14 May LISA NANDY believes the Labour Party will one day have a female leader
LISA NANDY believes the Labour Party will one day have a female leader – thanks to young women in the party who are finally “changing the game”.
In an exclusive interview with GB News, the Shadow Secretary of State for Levelling Up, Housing and Communities, also admitted her party came close “to dying” under Jeremy Corbyn.
Speaking to Gloria De Piero, Ms Nandy, the MP for Wigan, also criticised the “pantomime” nature of politics in Westminster saying it was creating disillusionment among voters.
Commenting on the fact Labour has never had a female leader, Ms Nandy, who stood for the job herself in 2020, said: “It’s pretty existential for us. I joined the Labour Party because I believe in equality and because I want to fight poverty and because I believe and know this country can be better. So it’s a huge deal for us. I think there will be a leader, at some point who’s a woman but I think there’s a problem, and I’ve got a bit of an insight into it, having been through that experience.
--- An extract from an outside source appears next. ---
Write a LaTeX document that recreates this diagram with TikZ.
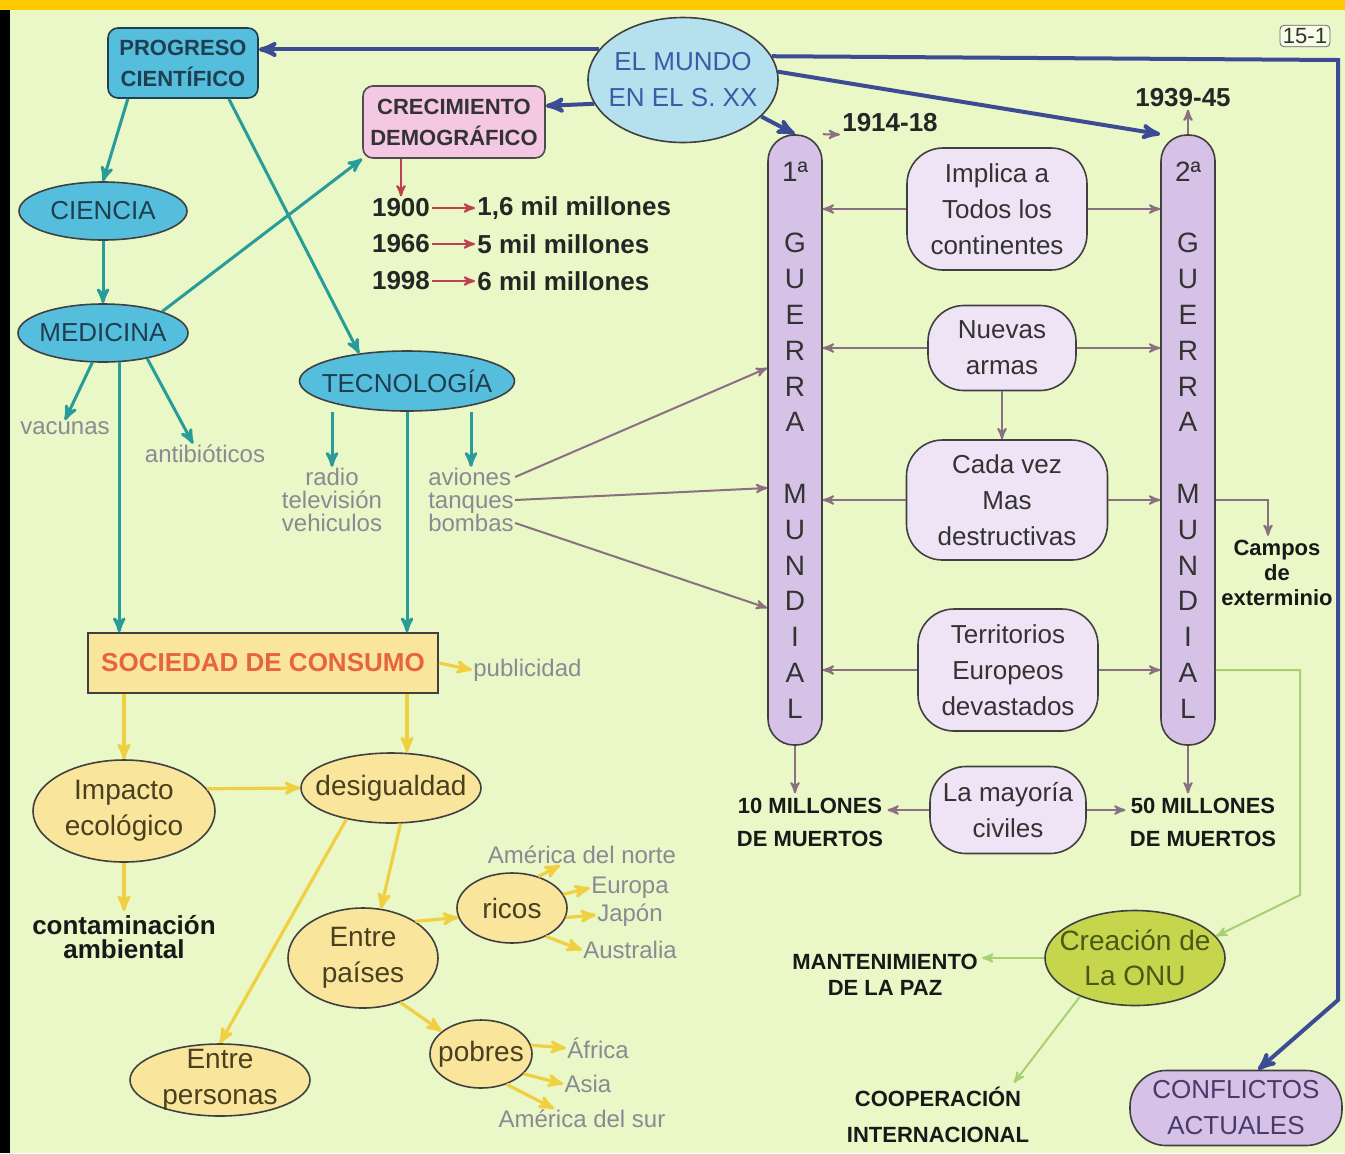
\documentclass[tikz,border=0pt]{standalone}
\usepackage{fontspec}
\setmainfont{Liberation Sans}
\usetikzlibrary{shapes,arrows,positioning,shapes.geometric,calc}
\definecolor{bggreen}{HTML}{EAF7C6}
\definecolor{topbar}{HTML}{FFC800}
\definecolor{cyanfill}{HTML}{55BEDD}
\definecolor{cyanink}{HTML}{1F3F50}
\definecolor{skyfill}{HTML}{B5E0EE}
\definecolor{skyink}{HTML}{3A5CA8}
\definecolor{pinkfill}{HTML}{F4C8E2}
\definecolor{navyc}{HTML}{3C4C94}
\definecolor{tealc}{HTML}{289C98}
\definecolor{redc}{HTML}{C04050}
\definecolor{lilac}{HTML}{8A7080}
\definecolor{warfill}{HTML}{D6C2E6}
\definecolor{lilafill}{HTML}{EEE4F5}
\definecolor{yelfill}{HTML}{F9E69C}
\definecolor{yelc}{HTML}{F0D040}
\definecolor{yelink}{HTML}{4A4020}
\definecolor{orangeink}{HTML}{E8643C}
\definecolor{greyink}{HTML}{8A8A94}
\definecolor{greenc}{HTML}{A8D070}
\definecolor{onufill}{HTML}{C6D64C}
\definecolor{onuink}{HTML}{4A5818}
\definecolor{conflink}{HTML}{4A3A6A}
\definecolor{darkink}{HTML}{333333}
\begin{document}
\begin{tikzpicture}[x=0.5pt,y=-0.5pt,->,>=stealth',
    navy/.style={draw=navyc,line width=2pt},
    tealln/.style={draw=tealc,line width=1.5pt},
    yelln/.style={draw=yelc,line width=1.6pt},
    lila/.style={draw=lilac,line width=1pt},
    redln/.style={draw=redc,line width=1pt},
    greenln/.style={draw=greenc,line width=1pt},
    oval/.style={ellipse,draw=black!75,line width=.8pt,inner sep=0pt},
    blueoval/.style={oval,fill=cyanfill},
    yeloval/.style={oval,fill=yelfill},
    bluetxt/.style={text=cyanink,font=\fontsize{13}{16}\selectfont},
    yeltxt/.style={align=center,text=yelink,font=\fontsize{14}{18}\selectfont},
    lilanode/.style={draw=black!75,line width=.8pt,fill=lilafill,rounded corners=18pt,align=center,text=darkink,font=\fontsize{13}{18}\selectfont,inner sep=2pt},
    warbar/.style={draw=black!75,line width=.8pt,fill=warfill,rounded corners=13pt,minimum width=27pt,minimum height=305pt,align=center,text=darkink,font=\fontsize{14}{17.9}\selectfont,inner sep=0pt},
    greylbl/.style={text=greyink,align=center,inner sep=0.5pt,font=\fontsize{12}{11.5}\selectfont},
    note/.style={text=black!90,align=center,inner sep=2pt,font=\bfseries\fontsize{11}{16.5}\selectfont},
    year/.style={text=black!85,inner sep=1pt,font=\bfseries\fontsize{13}{16}\selectfont}]
\useasboundingbox (0,0) rectangle (1345,1153);
\fill[black] (0,0) rectangle (1345,1153);
\fill[bggreen] (10,10) rectangle (1345,1153);
\fill[topbar] (0,0) rectangle (1345,10);

\node[draw=black!60,fill=white!60!bggreen,rounded corners=2pt,inner sep=1.5pt,text=darkink,font=\fontsize{11}{13}\selectfont] (tag) at (1305,36) {15-1};
\node[oval,fill=skyfill,minimum width=95pt,minimum height=62.5pt,label={[align=center,text=skyink,font=\fontsize{13}{18}\selectfont]center:EL MUNDO\\EN EL S. XX}] (mundo) at (683,80) {};
\node[draw=cyanink,line width=.8pt,fill=cyanfill,rounded corners=5pt,minimum width=75pt,minimum height=35pt,align=center,text=cyanink,font=\bfseries\fontsize{11}{15.5}\selectfont] (prog) at (183,63) {PROGRESO\\CIENTÍFICO};
\node[draw=black!70,line width=.8pt,fill=pinkfill,rounded corners=5pt,minimum width=91pt,minimum height=36pt,align=center,text=black!80,font=\bfseries\fontsize{11}{15.5}\selectfont] (crec) at (454,122) {CRECIMIENTO\\DEMOGRÁFICO};
\node[blueoval,minimum width=84pt,minimum height=29pt,label={[bluetxt]center:CIENCIA}] (ciencia) at (103,211) {};
\node[blueoval,minimum width=85pt,minimum height=29pt,below of=ciencia,node distance=61pt,label={[bluetxt]center:MEDICINA}] (medicina) {};
\node[blueoval,minimum width=107.5pt,minimum height=30pt,label={[bluetxt]center:TECNOLOGÍA}] (tecno) at (407,381) {};
\node[greylbl] (vacunas) at (65,428) {vacunas};
\node[greylbl] (antib) at (205,454) {antibióticos};
\node[greylbl] (radio) at (332,500) {radio\\televisión\\vehiculos};
\node[greylbl,align=left] (armamento) at (471,500) {aviones\\tanques\\bombas};

\node[year] (d1900) at (401,208) {1900};
\node[year,below of=d1900,node distance=18pt] (d1966) {1966};
\node[year,below of=d1966,node distance=18.5pt] (d1998) {1998};
\node[year,anchor=west] (v1900) at (475,208) {1,6 mil millones};
\node[year,anchor=west] (v1966) at (475,244) {5 mil millones};
\node[year,anchor=west] (v1998) at (475,281) {6 mil millones};

\node[draw=black!75,line width=.8pt,fill=yelfill,minimum width=175pt,minimum height=30pt,text=orangeink,font=\bfseries\fontsize{13}{16}\selectfont] (socie) at (263,663) {SOCIEDAD DE CONSUMO};
\node[greylbl,anchor=west] (publi) at (472,670) {publicidad};
\node[yeloval,minimum width=91pt,minimum height=51pt,label={[yeltxt]center:Impacto\\ecológico}] (impacto) at (124,811) {};
\node[yeloval,minimum width=90pt,minimum height=35pt,label={[yeltxt]center:desigualdad}] (desig) at (391,788) {};
\node[note,below of=impacto,node distance=63pt,font=\bfseries\fontsize{13}{12}\selectfont] (contam) {contaminación\\ambiental};
\node[yeloval,minimum width=75pt,minimum height=50pt,label={[yeltxt]center:Entre\\países}] (paises) at (363,958) {};
\node[yeloval,minimum width=55pt,minimum height=35pt,label={[yeltxt]center:ricos}] (ricos) at (512,908) {};
\node[yeloval,minimum width=51pt,minimum height=34pt,label={[yeltxt]center:pobres}] (pobres) at (481,1054) {};
\node[yeloval,minimum width=90pt,minimum height=36pt,label={[yeltxt]center:Entre\\personas}] (personas) at (220,1080) {};
\node[greylbl] (amnorte) at (582,855) {América del norte};
\node[greylbl] (europa) at (630,888) {Europa};
\node[greylbl] (japon) at (630,915) {Japón};
\node[greylbl] (austr) at (630,950) {Australia};
\node[greylbl] (africa) at (598,1048) {África};
\node[greylbl] (asia) at (588,1084) {Asia};
\node[greylbl] (amsur) at (582,1119) {América del sur};

\node[warbar] (g1) at (795,440) {1ª\\[17.9pt]G\\U\\E\\R\\R\\A\\[17.9pt]M\\U\\N\\D\\I\\A\\L};
\node[warbar,right of=g1,node distance=196.5pt] (g2) {2ª\\[17.9pt]G\\U\\E\\R\\R\\A\\[17.9pt]M\\U\\N\\D\\I\\A\\L};
\node[year] (f1) at (890,123) {1914-18};
\node[year] (f2) at (1183,98) {1939-45};
\node[lilanode,minimum width=90pt,minimum height=61pt] (impl) at (997,209) {Implica a\\Todos los\\continentes};
\node[lilanode,minimum width=74pt,minimum height=42.5pt] (armas) at (1002,348) {Nuevas\\armas};
\node[lilanode,minimum width=100.5pt,minimum height=60pt] (cada) at (1007,500) {Cada vez\\Mas\\destructivas};
\node[lilanode,minimum width=90pt,minimum height=61pt] (terr) at (1008,670) {Territorios\\Europeos\\devastados};
\node[lilanode,minimum width=78pt,minimum height=43.5pt,below of=terr,node distance=70pt] (mayor) {La mayoría\\civiles};
\node[note] (m10) at (810,822) {10 MILLONES\\DE MUERTOS};
\node[note] (m50) at (1203,822) {50 MILLONES\\DE MUERTOS};
\node[note,font=\bfseries\fontsize{11}{12.5}\selectfont] (campos) at (1277,573) {Campos\\de\\exterminio};
\node[oval,fill=onufill,minimum width=90pt,minimum height=47.5pt,label={[align=center,text=onuink,font=\fontsize{14}{17.5}\selectfont]center:Creación de\\La ONU}] (onu) at (1135,958) {};
\node[note,font=\bfseries\fontsize{11}{13}\selectfont] (paz) at (885,975) {MANTENIMIENTO\\DE LA PAZ};
\node[note,font=\bfseries\fontsize{11}{18}\selectfont] (coop) at (938,1115) {COOPERACIÓN\\INTERNACIONAL};
\node[draw=black!75,line width=.8pt,fill=warfill,rounded corners=18pt,minimum width=106pt,minimum height=37.5pt,align=center,text=conflink,font=\fontsize{13}{18}\selectfont] (confl) at (1236,1108) {CONFLICTOS\\ACTUALES};

\coordinate (c1) at (1338,60);
\coordinate (c2) at (1338,1000);
\coordinate (onubend) at (1300,895);

\path
    (mundo.160) edge[navy] (mundo.160 -| prog.east)
    (mundo.195) edge[navy] (crec.10)
    (mundo.-25) edge[navy] (g1.north)
    (mundo.5) edge[navy] (g2.north west)
    (prog.-147) edge[tealln] (ciencia.north)
    (prog.-38) edge[tealln] (tecno.150)
    (ciencia.south) edge[tealln] (medicina.north)
    (medicina.20) edge[tealln] (crec.south west)
    (medicina.-110) edge[tealln] (vacunas.north)
    (medicina.-30) edge[tealln] ([xshift=-6pt]antib.north)
    (medicina.-61) edge[tealln] (medicina.-61 |- socie.north)
    (radio.north |- tecno.south) edge[tealln] (radio.north)
    (armamento.north |- tecno.south) edge[tealln] (armamento.north)
    (tecno.south) edge[tealln] (tecno.south |- socie.north)
    (crec.south -| d1900.north) edge[redln] (d1900.north)
    (d1900.east) edge[redln] (v1900.west)
    (d1966.east) edge[redln] (v1966.west)
    (d1998.east) edge[redln] (v1998.west)
    ([yshift=11.5pt]armamento.east) edge[lila] ([yshift=36pt]g1.west)
    (armamento.east) edge[lila] ([yshift=-24pt]g1.west)
    ([yshift=-11.5pt]armamento.east) edge[lila] ([yshift=-84pt]g1.west)
    (impl.west) edge[lila] (impl.west -| g1.east)
    (impl.east) edge[lila] (impl.east -| g2.west)
    (armas.west) edge[lila] (armas.west -| g1.east)
    (armas.east) edge[lila] (armas.east -| g2.west)
    (cada.west) edge[lila] (cada.west -| g1.east)
    (cada.east) edge[lila] (cada.east -| g2.west)
    (terr.west) edge[lila] (terr.west -| g1.east)
    (terr.east) edge[lila] (terr.east -| g2.west)
    (armas.south) edge[lila] (armas.south |- cada.north)
    (g1.south) edge[lila] (g1.south |- m10.north)
    (g2.south) edge[lila] (g2.south |- m50.north)
    (mayor.west) edge[lila] (mayor.west -| m10.east)
    (mayor.east) edge[lila] (mayor.east -| m50.west)
    (g1.north east) edge[lila] (f1.south west)
    (g2.north) edge[lila] (g2.north |- f2.south)
    (impacto.north |- socie.south) edge[yelln] (impacto.north)
    (tecno.south |- socie.south) edge[yelln] (tecno.south |- desig.north)
    (socie.east) edge[yelln] (publi.west)
    (impacto.15) edge[yelln] (desig.west)
    (impacto.south) edge[yelln] (contam.north)
    (desig.-75) edge[yelln] (paises.70)
    (desig.-145) edge[yelln] (personas.north)
    (paises.35) edge[yelln] (ricos.190)
    (paises.-50) edge[yelln] (pobres.150)
    (ricos.50) edge[yelln] ([xshift=-11pt]amnorte.south)
    (ricos.15) edge[yelln] (europa.west)
    (ricos.-10) edge[yelln] (japon.west)
    (ricos.-40) edge[yelln] (austr.west)
    (pobres.10) edge[yelln] (africa.west)
    (pobres.-25) edge[yelln] (asia.west)
    (pobres.-50) edge[yelln] ([xshift=-14pt]amsur.north)
    (onu.west) edge[greenln] (onu.west -| paz.east)
    (onu.-145) edge[greenln] ([xshift=38pt]coop.north)
;
\draw[lila] (cada.east -| g2.east) -| ([xshift=-4.5pt]campos.north);
\draw[greenln] (terr.east -| g2.east) -| (onubend) -- (onu.15);
\draw[navy] (mundo.15) -- (c1) -- (c2) -- (confl.60);
\end{tikzpicture}
\end{document}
“The problem is when people look for the next leader of the Labour Party, they’ve got in their mind a view about what that is based on what it’s always been. I felt that very much when I went for selection in Wigan in 2010. We’d never had a woman MP here in the whole history of parliamentary democracy. People were looking for the next MP, they were looking for the next guy, the next older guy who could do it and I think that was the problem actually. There were a lot of members who said to me ‘you don’t look like a Prime Minister, you don’t look like a leader of the Labour Party’ and I know exactly what they meant and it’s depressing.”
Explaining what’s different now she said: “The young women in particular won’t have it and there are lots of young women in our party now who are starting to change the game. So I think it’s shifting. But we have got to vote for more women.”
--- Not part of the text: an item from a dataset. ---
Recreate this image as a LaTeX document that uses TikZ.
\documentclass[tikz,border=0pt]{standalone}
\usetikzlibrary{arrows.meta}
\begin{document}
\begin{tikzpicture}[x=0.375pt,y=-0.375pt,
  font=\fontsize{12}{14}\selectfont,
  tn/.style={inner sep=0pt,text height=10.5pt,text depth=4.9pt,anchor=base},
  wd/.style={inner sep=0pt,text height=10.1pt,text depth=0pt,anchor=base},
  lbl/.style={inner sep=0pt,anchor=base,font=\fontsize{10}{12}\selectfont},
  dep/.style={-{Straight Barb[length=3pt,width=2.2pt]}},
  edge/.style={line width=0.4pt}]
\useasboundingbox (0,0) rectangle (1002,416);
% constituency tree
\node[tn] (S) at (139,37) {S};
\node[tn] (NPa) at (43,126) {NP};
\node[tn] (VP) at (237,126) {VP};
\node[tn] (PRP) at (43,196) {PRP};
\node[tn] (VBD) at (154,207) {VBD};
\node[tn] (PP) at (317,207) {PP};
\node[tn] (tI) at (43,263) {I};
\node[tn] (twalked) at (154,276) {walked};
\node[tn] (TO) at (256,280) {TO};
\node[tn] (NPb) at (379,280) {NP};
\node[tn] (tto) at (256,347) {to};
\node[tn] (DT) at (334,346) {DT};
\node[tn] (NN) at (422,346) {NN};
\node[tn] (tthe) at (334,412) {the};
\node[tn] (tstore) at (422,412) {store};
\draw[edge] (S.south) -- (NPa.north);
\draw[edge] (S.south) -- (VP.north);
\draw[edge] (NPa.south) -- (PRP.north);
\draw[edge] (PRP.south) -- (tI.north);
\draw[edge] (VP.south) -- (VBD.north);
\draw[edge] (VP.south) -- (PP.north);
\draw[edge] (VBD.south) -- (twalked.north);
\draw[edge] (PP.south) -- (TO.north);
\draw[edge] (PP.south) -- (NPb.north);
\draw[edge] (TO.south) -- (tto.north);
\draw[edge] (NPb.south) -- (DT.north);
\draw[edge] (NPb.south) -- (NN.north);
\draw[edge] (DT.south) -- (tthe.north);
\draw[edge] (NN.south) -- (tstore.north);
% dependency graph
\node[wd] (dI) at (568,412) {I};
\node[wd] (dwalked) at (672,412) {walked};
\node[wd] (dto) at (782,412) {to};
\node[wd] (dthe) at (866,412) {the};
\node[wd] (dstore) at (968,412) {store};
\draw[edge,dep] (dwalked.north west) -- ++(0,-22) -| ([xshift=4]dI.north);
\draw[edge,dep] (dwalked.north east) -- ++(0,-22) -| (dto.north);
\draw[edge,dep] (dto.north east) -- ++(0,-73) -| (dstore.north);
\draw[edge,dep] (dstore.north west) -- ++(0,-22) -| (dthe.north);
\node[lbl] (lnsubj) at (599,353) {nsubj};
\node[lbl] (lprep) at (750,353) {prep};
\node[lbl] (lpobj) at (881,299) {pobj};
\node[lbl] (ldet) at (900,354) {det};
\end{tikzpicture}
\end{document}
Discussing the reasons behind why she stood for the job herself three years ago she said: “We’d become completely disconnected from the people who built and founded the Labour Party. People felt really disrespected by what happened during Brexit. And we’d gone through a period where we moved to the extremes in the party. We were promising the earth to people who are incredibly grounded and realistic and could see that we had no ability to pay for it. They were worried about whether they could trust us with their money.”
A big turning point for her, Ms Nandy said, was the novichok attack.
“When we had the attack on the streets of Salisbury from the Putin Government, people really thought that we were siding with Putin over the British people,” she said. “It was horrendous. I thought if we go into the leadership contest saying we got it all right, Corbyn 10 out of 10, Brexit 10 out of 10, and that we just need to plough on and do more of the same, then I thought that would be the end of the Labour Party. I thought we’d die and we would deserve to.
“So I stood to give those people a voice, so that when they looked at that contest they would know there was somebody who was prepared to stand up and fight for them. And stand up for their right to have the party that they built and founded back representing them again in British politics.
“I didn’t win. But actually, in a lot of ways I feel that the job was done because when we started that contest, I was the only person on that stage saying those things. And by the end of that contest I stood with Keir and Becky, who I came to like a lot and became good friends with.”
Describing the frustration she finds with political life in Westminster, compared to her constituency role she added: “The people of Wigan are the most incredible people. They work hard. They have no time for some of the nonsense that goes on in Westminster. This is what matters, not the pantomime that goes on in Westminster. The mission of my 13 years in politics is to try and take what is happening to people in places like Wigan and drag it into the Westminster bubble and force people to confront it.
“After those Brexit years when there were all these calls for a second referendum, people here just thought we’d gone absolutely mad. All of us. Well we had. I mean you walk around the House of Commons and you couldn’t shake the feeling that people had completely lost the plot.”
Meanwhile Ms Nandy, whose father is Indian, also told GB News about the pride she had in her heritage.
“I’m half Indian and very proud of it,” she said. “I’ve been to India a few times. I don’t claim to be an expert on the culture, but I’m really, I’m proud of it. Being mixed race, growing up, mixed race in the 1980s did shape me a lot. I see some of these young England footballers and stuff they have to put up with. But look how amazing they are and how they look like the Britain that I know and understand. I think this country could be so amazing…if we had a government that was as good as the people in it.”